Under the circumstances here shown a finding of wilful misconduct is supported by substantial evidence.
[7] The question of whether the wilful misconduct of Harris or his intoxication (which is admitted) was a proximate cause of plaintiff's injuries was one of fact for the jury, under the circumstances shown by the record, and its determination is binding upon us. ( Fennessey v. Pacific Gas Elec. Co., 20 Cal.2d 141, 145 [ 124 P.2d 51]; Bunch v. Eason, 95 Cal.App.2d 845, 848 [ 214 P.2d 28].)
[8] Appellant argues that the court erred in refusing to give the following instruction:
"The rule of law just announced is not to be confused with the law of contributory negligence. Although a guest may not voluntarily assume the hazard of an intoxicated driver, she may commit some negligent act of her own or be guilty of some negligent omission, which contributes as a proximate cause to the injury. Such conduct, if in fact indulged in, also bars her from recovery from her host."
The contention is that this instruction should have been given in connection with appellant's defense to a liability based upon intoxication. However, in this connection, the court gave the following instruction:
"When upon entering a vehicle to accept a ride as a guest, one knows, or by exercising ordinary care for her own concerns would know, that the one who is to operate the vehicle is intoxicated, the law holds that she assumes the hazard of her undertaking and, therefore, may not recover in the event of injury resulting from the driver's intoxication. The same effect under the law also follows when, after having entered a vehicle, a guest learns, or by exercising ordinary care would learn, that the driver is intoxicated, and the guest having a reasonable opportunity to alight, at a reasonably safe place, fails to do so, thus voluntarily accepts the risks incident to the driver's intoxication."

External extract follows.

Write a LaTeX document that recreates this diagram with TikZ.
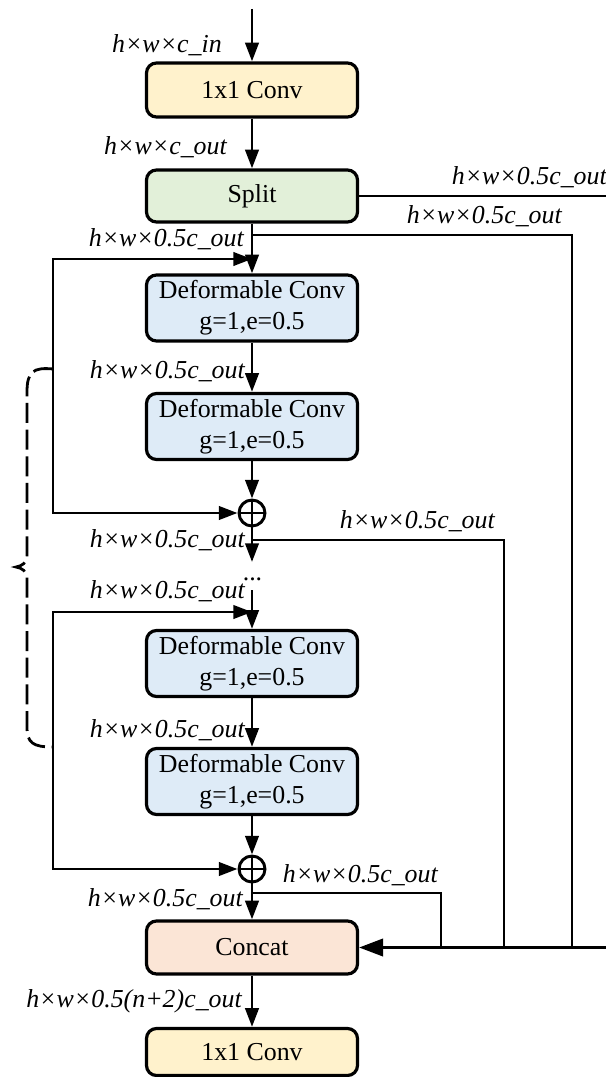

The jury was told in several other instructions that plaintiff would be barred from recovery if she committed "some negligent act of her own," or was guilty of "some negligent omission" which contributed "as a proximate cause to the injury." The jury was also instructed as to plaintiff's liability for contributory negligence and as to the definitions of negligence and contributory negligence. Upon reading all of the instructions and considering them together, we fail to find prejudicial error in the refusal of the offered instruction.
Judgment affirmed.
Barnard, P.J., and Griffin, J., concurred.